Claudio no era pichino pero simpatizaba con el PCI junto a su íntimo amigo el compositor Luigi Nono, yerno de Schoenberg y declarado militante en su vida y su música. Junto a ellos, el pianista Maurizio Pollini formaba parte de un foro londinense, selectísimo, por el que pasaba tarde o temprano la élite de los intérpretes y compositores para empaparse de la experiencia de la música entendida, desde la más alta exigencia, como forma de compromiso social. La causa oficial de la dimisión de Abbado en la orquesta berlinesa fue la grave enfermedad que sufría (un cáncer de estómago que arruinó su imagen fisica pero del que, felizmente, logró recuperarse). La causa real fue la necesidad de romper las doradas cadenas y hacer lo que más amaba: crear orquestas, cuanto más jóvenes, mejor. La Simón Bolivar de Caracas, la Joven Orquesta de Europa, la Joven Orquesta Gustav Mahler y algunas otras nacieron y crecieron por su impulso. La del citado Festival de Lucerna se hizo legendaria al integrarse desinteresdamente en ella, como meros atriles, algunos de los más célebres solistas de Europa. De ese gran momento brotó la Academia del Festival, dirigida por Pierre Boulez y Peter Eötvös. Era Claudio epicentro de una dinámica de primeros nombres que encontraron su camino en la formación de jóvenes y en una didáctica privilegiada pero abierta a todas las posibilidades, con la unica condicion del talento.

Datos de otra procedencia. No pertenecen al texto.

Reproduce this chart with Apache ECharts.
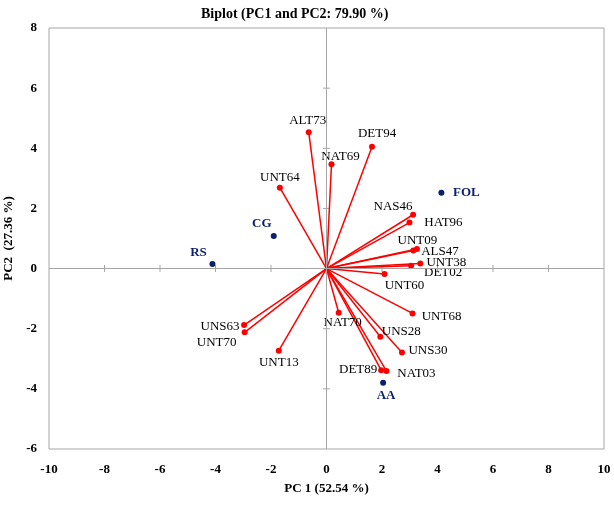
<!DOCTYPE html>
<html><head><meta charset="utf-8">
<script src="https://cdn.jsdelivr.net/npm/echarts@6/dist/echarts.min.js"></script>
<style>html,body{margin:0;padding:0;background:#fff}#c{width:614px;height:507px}</style>
</head><body><div id="c"></div>
<script>
// ---- data ----
const xTicks = [-10, -8, -6, -4, -2, 0, 2, 4, 6, 8, 10];
const yTicks = [-6, -4, -2, 0, 2, 4, 6, 8];
const varNames = ['ALT73','NAT69','DET94','UNT64','NAS46','HAT96','UNT09','ALS47','UNT38','DET02','UNT60','UNT68','NAT70','UNS28','UNS30','DET89','NAT03','UNS63','UNT70','UNT13'];
const varPC1 = [-0.64, 0.18, 1.64, -1.68, 3.12, 2.99, 3.13, 3.26, 3.38, 3.05, 2.09, 3.10, 0.44, 1.94, 2.72, 1.97, 2.16, -2.97, -2.95, -1.72];
const varPC2 = [4.53, 3.47, 4.05, 2.69, 1.79, 1.53, 0.60, 0.65, 0.17, 0.09, -0.18, -1.49, -1.47, -2.27, -2.79, -3.38, -3.41, -1.88, -2.12, -2.73];
const obsNames = ['CG','RS','FOL','AA'];
const obsPC1 = [-1.90, -4.11, 4.14, 2.04];
const obsPC2 = [1.08, 0.15, 2.52, -3.80];

// ---- label placement (style: pixel offset of label centre from point) ----
const labelOffset = {
  ALT73:[-1,-12], NAT69:[9,-8], DET94:[5,-13], UNT64:[0,-10], NAS46:[-20,-8],
  HAT96:[34,0], UNT09:[4,-10], ALS47:[23,3], UNT38:[26,-1], DET02:[32,7],
  UNT60:[20,12], UNT68:[29,3], NAT70:[4,10], UNS28:[21,-5], UNS30:[26,-2],
  DET89:[-23,-1], NAT03:[30,2], UNS63:[-24,1], UNT70:[-28,10], UNT13:[0,12],
  CG:[-12,-12], RS:[-14,-11], FOL:[25,0], AA:[3,13]
};
const SYM = 6;
function lbl(name, color){
  const o = labelOffset[name] || [0,-10];
  return {show:true, formatter:name, position:[SYM/2 + o[0], SYM/2 + o[1]],
    align:'center', verticalAlign:'middle', color:color,
    fontFamily:'Liberation Serif', fontSize:13};
}

const series = [];
// zero axes
series.push({type:'line', data:[], silent:true,
  markLine:{silent:true, symbol:'none', label:{show:false}, animation:false,
    lineStyle:{color:'#A6A6A6', width:1, type:'solid'},
    data:[{xAxis:0},{yAxis:0}]}});
// cross tick marks on zero axes
series.push({type:'scatter', silent:true, symbol:'rect', symbolSize:[1,7], z:1,
  itemStyle:{color:'#A6A6A6', opacity:1},
  data: xTicks.filter((v,i)=>v!==0 && i>0 && i<xTicks.length-1).map(v=>[v,0])});
series.push({type:'scatter', silent:true, symbol:'rect', symbolSize:[7,1], z:1,
  itemStyle:{color:'#A6A6A6', opacity:1},
  data: yTicks.filter((v,i)=>v!==0 && i>0 && i<yTicks.length-1).map(v=>[0,v])});
// vectors
varNames.forEach((n,i)=>{
  series.push({type:'line', silent:true, z:3, symbol:'none',
    lineStyle:{color:'#FF0000', width:1.5},
    data:[[0,0],[varPC1[i], varPC2[i]]]});
});
series.push({type:'scatter', z:4, symbol:'circle', symbolSize:SYM,
  itemStyle:{color:'#FF0000', opacity:1},
  data: varNames.map((n,i)=>({value:[varPC1[i], varPC2[i]], label:lbl(n,'#000000')}))});
// observations
series.push({type:'scatter', z:4, symbol:'circle', symbolSize:SYM,
  itemStyle:{color:'#0A1F6E', opacity:1},
  data: obsNames.map((n,i)=>({value:[obsPC1[i], obsPC2[i]], label:Object.assign(lbl(n,'#0A1F6E'),{fontWeight:'bold'})}))});

const chart = echarts.init(document.getElementById('c'), null, {renderer:'canvas'});
chart.setOption({
  animation:false,
  backgroundColor:'#ffffff',
  title:{text:'Biplot (PC1 and PC2: 79.90 %)', left:196, top:2,
    textStyle:{fontFamily:'Liberation Serif', fontSize:14, fontWeight:'bold', color:'#000'}},
  grid:{left:49, right:10, top:28, bottom:58, containLabel:false, outerBoundsMode:'none',
    show:true, borderColor:'#A6A6A6', borderWidth:1, backgroundColor:'transparent'},
  xAxis:{type:'value', min:xTicks[0], max:xTicks[xTicks.length-1], interval:2,
    name:'PC 1 (52.54 %)', nameLocation:'middle', nameGap:33,
    nameTextStyle:{fontFamily:'Liberation Serif', fontSize:13, fontWeight:'bold', color:'#000'},
    axisLine:{show:false}, axisTick:{show:false}, splitLine:{show:false},
    axisLabel:{margin:14, fontFamily:'Liberation Serif', fontSize:13, fontWeight:'bold', color:'#000'}},
  yAxis:{type:'value', min:yTicks[0], max:yTicks[yTicks.length-1], interval:2,
    name:'PC2  (27.36 %)', nameLocation:'middle', nameGap:32, nameRotate:90,
    nameTextStyle:{fontFamily:'Liberation Serif', fontSize:13, fontWeight:'bold', color:'#000'},
    axisLine:{show:false}, axisTick:{show:false}, splitLine:{show:false},
    axisLabel:{margin:12, fontFamily:'Liberation Serif', fontSize:13, fontWeight:'bold', color:'#000'}},
  series: series
});
</script></body></html>
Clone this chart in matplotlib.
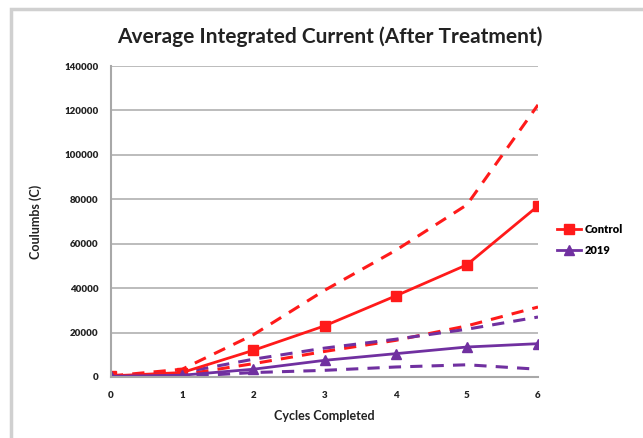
import matplotlib
matplotlib.use("Agg")
import matplotlib.pyplot as plt
from matplotlib.patches import Rectangle

plt.rcParams['font.family'] = ['Lato', 'DejaVu Sans']

cycles = [0, 1, 2, 3, 4, 5, 6]

# Control: mean and upper / lower bounds (dashed)
control_mean = [500, 2000, 12000, 23000, 36500, 50500, 77000]
control_upper = [500, 3500, 19000, 39000, 57000, 77500, 122500]
control_lower = [500, 1000, 6000, 11500, 16500, 23000, 31500]

# 2019: mean and upper / lower bounds (dashed)
s2019_mean = [300, 800, 3500, 7500, 10500, 13500, 15000]
s2019_upper = [300, 2000, 8000, 13000, 17000, 21500, 27000]
s2019_lower = [300, 200, 2000, 3000, 4500, 5500, 3500]

yticks = [0, 20000, 40000, 60000, 80000, 100000, 120000, 140000]

red = '#ff1a1a'
purple = '#7030a0'

fig = plt.figure(figsize=(6.43, 4.38), dpi=100)
ax = fig.add_axes([111/643, 1 - 377/438, (538 - 111)/643, (377 - 66)/438])

# chart border (only left/top visible in reference)
fig.patches.append(Rectangle((11/643, -0.1), 1.2, 1 - 9/438 + 0.1, transform=fig.transFigure,
                             fill=False, edgecolor='#d0d0d0', linewidth=2.5))

ax.plot(cycles, control_upper, color=red, lw=2.2, dashes=(4, 3))
ax.plot(cycles, control_lower, color=red, lw=2.2, dashes=(4, 3))
ax.plot(cycles, s2019_upper, color=purple, lw=2.2, dashes=(4, 3))
ax.plot(cycles, s2019_lower, color=purple, lw=2.2, dashes=(4, 3))
ax.plot(cycles, control_mean, color=red, lw=2, marker='s', ms=6.5, label='Control')
ax.plot(cycles, s2019_mean, color=purple, lw=2, marker='^', ms=6.5, label='2019')

ax.set_xlim(0, 6)
ax.set_ylim(0, 140000)
ax.set_xticks(cycles)
ax.set_yticks(yticks)
ax.set_yticklabels([str(v) for v in yticks])
ax.tick_params(axis='both', length=0, labelsize=7, colors='#222222')
ax.tick_params(axis='x', pad=10)
ax.tick_params(axis='y', pad=9)
for lbl in ax.get_xticklabels() + ax.get_yticklabels():
    lbl.set_fontweight('heavy')
ax.grid(axis='y', color='#b0b0b0', lw=1.2)
ax.set_axisbelow(True)
for s in ['top', 'right']:
    ax.spines[s].set_visible(False)
ax.spines['left'].set_color('#a8a8a8')
ax.spines['left'].set_linewidth(1.5)
ax.spines['bottom'].set_color('#a8a8a8')
ax.spines['bottom'].set_linewidth(1.5)

ax.set_xlabel('Cycles Completed', fontsize=9, fontweight='bold', color='#222222', labelpad=7)
ax.set_ylabel('Coulumbs (C)', fontsize=9, fontweight='bold', color='#222222', labelpad=16)
fig.text(330/643, 1 - 37/438, 'Average Integrated Current (After Treatment)',
         ha='center', va='center', fontsize=15, fontweight='bold', color='#222222')

ax.legend(loc='center left', bbox_to_anchor=(1.02, 0.44), frameon=False,
          handlelength=2.2, handletextpad=0.3, labelspacing=0.9,
          prop={'weight': 'heavy', 'size': 8})

fig.savefig('out.png', dpi=100)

Cuando era titular de la Orquesta Sinfónica de Londres tuve la suerte de presenciar todos los ensayos de la Novena de Mahler y cenar a su mesa tras el concierto final. Decir que lo primero fue inolvidable es tan exacto como tildar de aburrido lo segundo. El gigante del podio era un conversador monosilábico, que no pasaba de escuchar cortesmente las grandilocuencias y banalidades de los comensales, muy escasos por deseo suyo. Se permitía alguna ironía, y la única vez que me atreví a narrar una de ellas a punto estuve de perder al respetado amigo aludido. Los músicos londinenses, que tocaron divinamente inspirados, se quejaban en voz baja: «Rueda con nosotros su integral mahleriana, pero la graba con Viena y Chicago». Supongo que algo tendría que ver el marketing de las discográficas, porque Abbado no salía a dirigir sin garantia de una respuesta perfecta. Así fueron los conciertos que le escuché en Berlín y el Fidelio beethoveniano con una de sus orquestras jóvenes en el Real de Madrid (que si tiene un «aplausómetro» seguramente lo encabeza Abbado en aquella noche triunfal).

Fue un dios de la batuta, al nivel de los históricos. Sus versiones eran únicas, tenían siempre un algo de excelsa privatividad. Y no podía ser menos viéndole dirigir, no solo de espaldas o de lado, sino con cámaras fijas y frontales dedicadas a recoger el más pequeño de sus gestos e impulsos mientras suena la musica. Tal vez solo él ha despertado la necesidad de ese nuevo extra en los DVD comerciales, el de la «cámara del director», que transmite abrumadoramente la grandeza de su talento, la medida de su técnica y la emotividad de su acendrano humanismo.

Hemos perdido un artista excepcional. Es enorme su legado discográfico, e incluso su palabra grabada en ensayos con jóvenes y en sesiones íntimas, sin requerimientos mundanos. Fue uno de esos magos que hacen de la vida algo verdaderamente digno de ser vivido.